The central result, Theorem 47, states that for untyped proof‑structures satisfying (¬ w ⊗), ACC♯w is both necessary and sufficient for sequentializability: such a structure can be reconstructed as a cut‑free sequent‑calculus proof. This theorem is proved in an untyped setting, emphasizing that the sequentialization process itself does not depend on formula types, although types are later used to identify interesting fragments where (¬ w ⊗) holds automatically.

The paper then applies this framework to several fragments:

1. MLL (multiplicative linear logic with units) – Section 4 shows that in the (¬ w ⊗) fragment of MLL, ACC♯w exactly characterises the equivalence class of proofs modulo rule permutations. Consequently, the decision problem “are two cut‑free MLL proofs equivalent up to permutations?” which is PSPACE‑complete in general, becomes polynomial‑time solvable for (¬ w ⊗)‑proof‑structures (Corollary 66).

2. MELL (multiplicative‑exponential linear logic) – Section 5 extends the results to the exponential fragment. By restricting to cut‑free proof‑structures that satisfy (¬ w ⊗), the authors recover a sequentialization theorem (Theorem 47) and obtain a characterization of the polarized fragment (Corollary 72). This demonstrates that even with exponentials, the simple connectivity condition can be made sufficient when the local (¬ w ⊗) constraint holds.

3. IMELL (intuitionistic MELL) – Section 6 studies intuitionistic variants where (¬ w ⊗) does not hold in general. Proposition 77 shows that for intuitionistic proof‑structures satisfying ACC, the familiar “exactly one output conclusion” condition is equivalent to ACC♯w. Moreover, for the intuitionistic version of COMLL (I‑COMLL), Theorem 82 provides a sequentialization theorem by inserting “canonical jumps”, mirroring the approach used for the classical fragments.

Throughout, the authors discuss the stability of the various properties under cut‑elimination. ACC♯w is shown (Theorem 24) to be stable, while (¬ w ⊗) is not; this motivates the use of types in Sections 4 and 5 to isolate fragments where (¬ w ⊗) is preserved.

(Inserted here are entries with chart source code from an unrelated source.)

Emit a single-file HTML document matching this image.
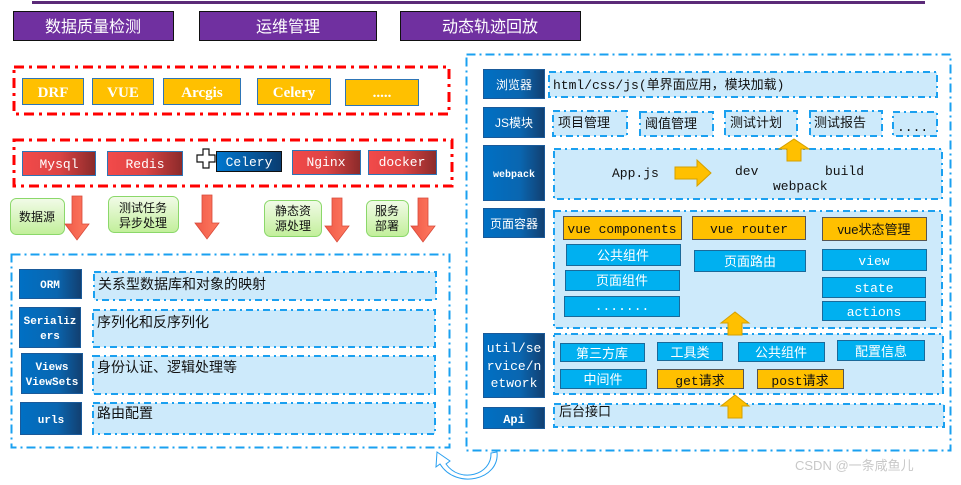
<!DOCTYPE html>
<html><head><meta charset="utf-8"><style>
html,body{margin:0;padding:0;background:#fff;width:961px;height:485px;overflow:hidden}
svg{display:block}
text{font-family:"Liberation Mono","Noto Sans CJK SC",monospace}
.cn{font-family:"Liberation Sans","Noto Sans CJK SC",sans-serif}
.sf{font-family:"Liberation Serif","Noto Serif CJK SC",serif}
.w{fill:#fff}
</style></head><body>
<svg width="961" height="485" viewBox="0 0 961 485" xmlns="http://www.w3.org/2000/svg">
<defs>
<linearGradient id="db" x1="0" x2="1"><stop offset="0" stop-color="#0070c4"/><stop offset="0.6" stop-color="#0a66b0"/><stop offset="1" stop-color="#123f70"/></linearGradient>
<linearGradient id="rd" x1="0" x2="1"><stop offset="0" stop-color="#f24a4a"/><stop offset="0.5" stop-color="#dd4444"/><stop offset="1" stop-color="#8a2a2a"/></linearGradient>
<linearGradient id="cb" x1="0" x2="1"><stop offset="0" stop-color="#0078d0"/><stop offset="1" stop-color="#0a3c70"/></linearGradient>
<linearGradient id="gr" x1="0" y1="0" x2="0" y2="1"><stop offset="0" stop-color="#f2fbe8"/><stop offset="1" stop-color="#c2ef9a"/></linearGradient>
<linearGradient id="ra" x1="0" x2="1"><stop offset="0" stop-color="#f05a48"/><stop offset="1" stop-color="#ff7a60"/></linearGradient>
</defs>

<rect x="32" y="1" width="893" height="3" fill="#5b2a78"/>
<g stroke="#111" stroke-width="1">
<rect x="13.5" y="11.5" width="160" height="29" fill="#7030a0"/>
<rect x="199.5" y="11.5" width="177" height="29" fill="#7030a0"/>
<rect x="400.5" y="11.5" width="180" height="29" fill="#7030a0"/>
</g>
<g font-size="16" text-anchor="middle">
<text x="93" y="32" class="cn w">数据质量检测</text>
<text x="288" y="32" class="cn w">运维管理</text>
<text x="490" y="32" class="cn w">动态轨迹回放</text>
</g>

<rect x="14" y="67" width="435" height="47" fill="none" stroke="#ff0000" stroke-width="3" stroke-dasharray="10 5 3 5"/>
<g fill="#ffc000" stroke="#2e75b6" stroke-width="1">
<rect x="22.5" y="78.5" width="61" height="26"/>
<rect x="92.5" y="78.5" width="61" height="26"/>
<rect x="163.5" y="78.5" width="77" height="26"/>
<rect x="257.5" y="78.5" width="73" height="26"/>
<rect x="345.5" y="79.5" width="73" height="26"/>
</g>
<g font-size="15" font-weight="bold" text-anchor="middle">
<text x="53" y="97" class="sf w">DRF</text><text x="123" y="97" class="sf w">VUE</text>
<text x="202" y="97" class="sf w">Arcgis</text><text x="294" y="97" class="sf w">Celery</text>
<text x="382" y="97" class="sf w">.....</text>
</g>

<rect x="14" y="140" width="438" height="46" fill="none" stroke="#ff0000" stroke-width="3" stroke-dasharray="10 5 3 5"/>
<g stroke="#2e75b6" stroke-width="1" fill="url(#rd)">
<rect x="22.5" y="151.5" width="73" height="24"/>
<rect x="107.5" y="151.5" width="75" height="24"/>
<rect x="292.5" y="150.5" width="68" height="24"/>
<rect x="368.5" y="150.5" width="68" height="24"/>
</g>
<rect x="216.5" y="151.5" width="65" height="20" fill="url(#cb)" stroke="#111"/>
<path d="M197 155h6v-6h6v6h6v7h-6v6h-6v-6h-6z" fill="#fff" stroke="#111" stroke-width="1.2"/>
<g font-size="13" text-anchor="middle">
<text x="59" y="168" class="w">Mysql</text><text x="145" y="168" class="w">Redis</text>
<text x="249" y="166" class="w">Celery</text><text x="326" y="166" class="w">Nginx</text>
<text x="402" y="166" class="w">docker</text>
</g>

<g fill="url(#gr)" stroke="#8bd86a" stroke-width="1">
<rect x="10.5" y="198.5" width="54" height="36" rx="6"/>
<rect x="108.5" y="196.5" width="70" height="36" rx="6"/>
<rect x="264.5" y="200.5" width="57" height="36" rx="6"/>
<rect x="366.5" y="200.5" width="42" height="36" rx="6"/>
</g>
<g font-size="12" text-anchor="middle" fill="#111">
<text x="37" y="221" class="cn">数据源</text>
<text x="143" y="212" class="cn">测试任务</text><text x="143" y="227" class="cn">异步处理</text>
<text x="293" y="215" class="cn">静态资</text><text x="293" y="230" class="cn">源处理</text>
<text x="387" y="215" class="cn">服务</text><text x="387" y="230" class="cn">部署</text>
</g>
<g fill="url(#ra)" stroke="#d84a3a" stroke-width="0.8">
<path d="M72 196h10v28h7l-12 16l-12-16h7z"/>
<path d="M202 195h10v28h7l-12 16l-12-16h7z"/>
<path d="M332 198h10v28h7l-12 16l-12-16h7z"/>
<path d="M418 198h10v28h7l-12 16l-12-16h7z"/>
</g>

<rect x="11.5" y="254.5" width="438" height="193" fill="none" stroke="#1aa0f0" stroke-width="2" stroke-dasharray="9 4 2 4"/>
<g fill="#cdeafb" stroke="#1aa0f0" stroke-width="2" stroke-dasharray="7 4 2 4">
<rect x="94" y="272" width="342" height="28"/>
<rect x="93" y="310" width="342" height="37"/>
<rect x="93" y="356" width="342" height="38"/>
<rect x="93" y="403" width="342" height="31"/>
</g>
<g fill="url(#db)" stroke="#1a5a9a" stroke-width="1">
<rect x="19.5" y="269.5" width="62" height="29"/>
<rect x="19.5" y="307.5" width="61" height="40"/>
<rect x="21.5" y="353.5" width="61" height="40"/>
<rect x="20.5" y="402.5" width="61" height="32"/>
</g>
<g font-size="11" text-anchor="middle" font-weight="bold">
<text x="50" y="288" class="w">ORM</text>
<text x="50" y="324" class="w">Serializ</text><text x="50" y="339" class="w">ers</text>
<text x="52" y="370" class="w">Views</text><text x="52" y="385" class="w">ViewSets</text>
<text x="51" y="423" class="w">urls</text>
</g>
<g font-size="14" fill="#111">
<text x="98" y="289" class="cn">关系型数据库和对象的映射</text>
<text x="97" y="327" class="cn">序列化和反序列化</text>
<text x="97" y="372" class="cn">身份认证、逻辑处理等</text>
<text x="97" y="418" class="cn">路由配置</text>
</g>
<path d="M491 453 C492 475 460 484 446 464 L450 461 L437 452 L436 467 L440 464 C456 490 500 480 497 452 Z" fill="#fff" stroke="#2aa0f0" stroke-width="1"/>

<rect x="466.5" y="54.5" width="484" height="396" fill="none" stroke="#1aa0f0" stroke-width="2" stroke-dasharray="9 4 2 4"/>
<g fill="#cdeafb" stroke="#1aa0f0" stroke-width="2" stroke-dasharray="7 4 2 4">
<rect x="549" y="72" width="388" height="25"/>
<rect x="553" y="111" width="74" height="25"/>
<rect x="640" y="112" width="73" height="24"/>
<rect x="725" y="111" width="72" height="25"/>
<rect x="810" y="111" width="72" height="25"/>
<rect x="893" y="112" width="44" height="24"/>
<rect x="554" y="149" width="388" height="50"/>
<rect x="554" y="211" width="388" height="117"/>
<rect x="554" y="334" width="389" height="60"/>
<rect x="554" y="404" width="390" height="23"/>
</g>
<g fill="url(#db)" stroke="#1a5a9a" stroke-width="1">
<rect x="483.5" y="69.5" width="61" height="29"/>
<rect x="483.5" y="107.5" width="61" height="30"/>
<rect x="483.5" y="145.5" width="61" height="55"/>
<rect x="483.5" y="208.5" width="61" height="29"/>
<rect x="483.5" y="333.5" width="61" height="64"/>
<rect x="483.5" y="407.5" width="61" height="21"/>
</g>
<g font-size="12" text-anchor="middle">
<text x="514" y="89" class="cn w">浏览器</text>
<text x="514" y="127" class="cn w">JS模块</text>
<text x="514" y="177" class="w" font-size="10" font-weight="bold">webpack</text>
<text x="514" y="228" class="cn w">页面容器</text>
<text x="514" y="352" class="w" font-size="13">util/se</text>
<text x="514" y="370" class="w" font-size="13">rvice/n</text>
<text x="514" y="387" class="w" font-size="13">etwork</text>
<text x="514" y="423" class="w" font-size="12" font-weight="bold">Api</text>
</g>
<g fill="#111" font-size="13">
<text x="553" y="89">html/css/js(单界面应用，模块加载)</text>
<text x="558" y="127" class="cn">项目管理</text>
<text x="645" y="128" class="cn">阈值管理</text>
<text x="730" y="127" class="cn">测试计划</text>
<text x="814" y="127" class="cn">测试报告</text>
<text x="897" y="131">....</text>
<text x="612" y="177">App.js</text>
<text x="735" y="175">dev</text>
<text x="825" y="175">build</text>
<text x="773" y="190">webpack</text>
<text x="559" y="416" class="cn">后台接口</text>
</g>
<g fill="#ffc000" stroke="#d4a000" stroke-width="1">
<path d="M675 167h22v-7l14 13l-14 13v-7h-22z"/>
<path d="M787 161v-12h-8l15 -10l15 10h-8v12z"/>
<path d="M728 335v-12h-7l14 -11l14 11h-7v12z"/>
<path d="M728 418v-12h-7l14 -11l14 11h-7v12z"/>
</g>
<g fill="#ffc000" stroke="#555" stroke-width="1">
<rect x="563.5" y="216.5" width="118" height="23"/>
<rect x="692.5" y="216.5" width="113" height="23"/>
<rect x="822.5" y="217.5" width="104" height="23"/>
<rect x="657.5" y="369.5" width="86" height="19"/>
<rect x="757.5" y="369.5" width="86" height="19"/>
</g>
<g fill="#00b0f0" stroke="#1a6a9a" stroke-width="1">
<rect x="566.5" y="244.5" width="114" height="21"/>
<rect x="565.5" y="270.5" width="114" height="20"/>
<rect x="564.5" y="296.5" width="115" height="20"/>
<rect x="694.5" y="250.5" width="111" height="21"/>
<rect x="822.5" y="249.5" width="104" height="21"/>
<rect x="822.5" y="277.5" width="103" height="20"/>
<rect x="822.5" y="301.5" width="103" height="19"/>
<rect x="560.5" y="343.5" width="84" height="18"/>
<rect x="657.5" y="342.5" width="65" height="18"/>
<rect x="738.5" y="342.5" width="86" height="19"/>
<rect x="837.5" y="340.5" width="87" height="20"/>
<rect x="560.5" y="369.5" width="86" height="19"/>
</g>
<g font-size="13" text-anchor="middle" fill="#111">
<text x="622" y="233">vue components</text>
<text x="749" y="233">vue router</text>
<text x="874" y="234" class="cn">vue状态管理</text>
<text x="700" y="385">get请求</text>
<text x="800" y="385">post请求</text>
</g>
<g font-size="13" text-anchor="middle">
<text x="623" y="260" class="cn w">公共组件</text>
<text x="622" y="285" class="cn w">页面组件</text>
<text x="622" y="310" class="w">.......</text>
<text x="750" y="266" class="cn w">页面路由</text>
<text x="874" y="265" class="w">view</text>
<text x="874" y="292" class="w">state</text>
<text x="874" y="316" class="w">actions</text>
<text x="602" y="358" class="cn w">第三方库</text>
<text x="690" y="357" class="cn w">工具类</text>
<text x="781" y="357" class="cn w">公共组件</text>
<text x="881" y="356" class="cn w">配置信息</text>
<text x="603" y="384" class="cn w">中间件</text>
</g>
<text x="795" y="470" font-size="13" fill="#c8c8c8" class="cn">CSDN @一条咸鱼儿</text>
</svg>
</body></html>
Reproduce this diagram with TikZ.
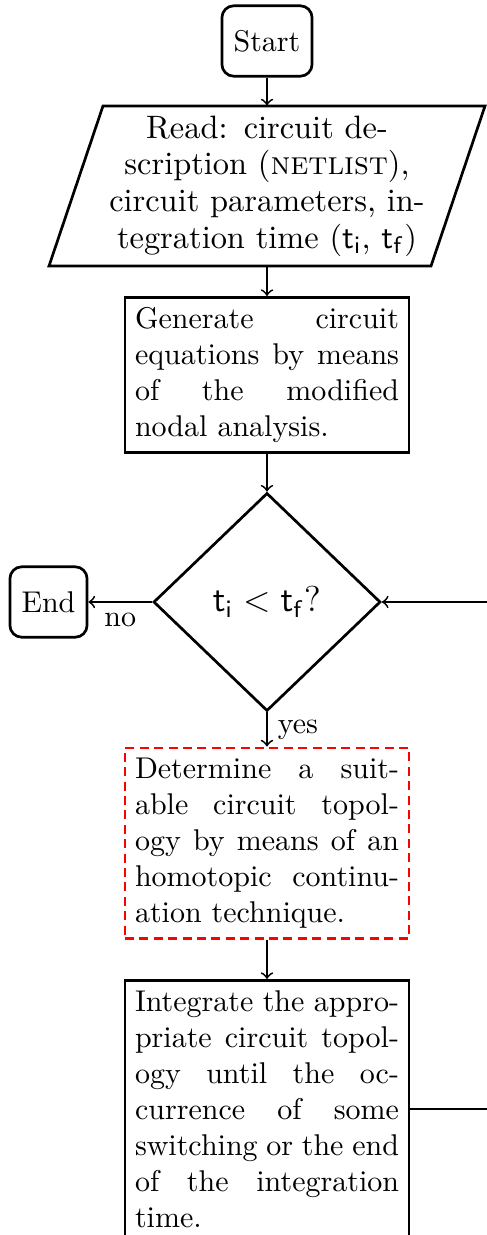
\documentclass[tikz,border=0pt]{standalone}
\usetikzlibrary{shapes.geometric,calc}
\begin{document}
\begin{tikzpicture}[x=0.33333pt,y=-0.33333pt,
  box/.style={draw,line width=0.9pt,text width=88pt,align=justify,inner sep=3.33pt},
  term/.style={draw,line width=0.9pt,rounded corners=4pt,minimum height=23.5pt,inner xsep=3.9pt,inner ysep=3.33pt},
  decision/.style={draw,line width=0.9pt,diamond,minimum width=75.7pt,minimum height=72.7pt,inner sep=0pt,font=\large},
  arr/.style={->,semithick},
  lbl/.style={inner sep=3.33pt}]
\useasboundingbox (0,0) rectangle (487,1235);
\node[term] (start) at (267,41) {Start};
\node[align=center,text width=115pt,minimum height=53.3pt,inner sep=0pt,font=\fontsize{10.8pt}{12.2pt}\selectfont] (read) at (267,186)
  {Read: circuit de-\\scription (\textsc{netlist}),\\circuit parameters, in-\\tegration time ($\mathsf{t_i}$, $\mathsf{t_f}$)};
\draw[line width=0.9pt] ($(read.center)+(-218,80)$) -- ($(read.center)+(164,80)$) -- ($(read.center)+(218,-80)$) -- ($(read.center)+(-164,-80)$) -- cycle;
\node[box] (gen) at (267,375) {Generate circuit\linebreak equations by means\linebreak of the modified\linebreak nodal analysis.};
\node[decision] (dec) at (267,602) {$\mathsf{t_i} < \mathsf{t_f}$?};
\node[term] (end) at (48.5,602) {End};
\node[box,draw=red,dash pattern=on 3pt off 1.8pt] (det) at (267,843) {Determine a suit-\linebreak able circuit topol-\linebreak ogy by means of an\linebreak homotopic continu-\linebreak ation technique.};
\node[box,anchor=north] (integ) at (267,979) {Integrate the appro-\linebreak priate circuit topol-\linebreak ogy until the oc-\linebreak currence of some\linebreak switching or the end\linebreak of the integration\linebreak time.};
\draw[arr] (start) -- (read);
\draw[arr] (read) -- (gen);
\draw[arr] (gen) -- (dec);
\draw[arr] (dec) -- node[lbl,below]{no} (end);
\draw[arr] (dec) -- node[lbl,right]{yes} (det);
\draw[arr] (det) -- (integ);
\draw[arr] (integ.east) -- ++(90,0) |- (dec.east);
\end{tikzpicture}
\end{document}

The contribution of the paper is twofold. First, it reveals a clean quantitative relationship between the number of weakening/bottom nodes and the connectivity of switching graphs, giving a simple necessary condition for correctness. Second, by pairing this condition with the local (¬ w ⊗) restriction, the authors obtain a sufficient correctness criterion for several important fragments of linear logic, including those with units, exponentials, and intuitionistic constraints. The results have practical implications for proof search, automated proof‑checking, and the meta‑theory of type systems based on linear logic, as they provide a graph‑based, polynomial‑time checkable criterion for a large class of proof‑structures that were previously intractable.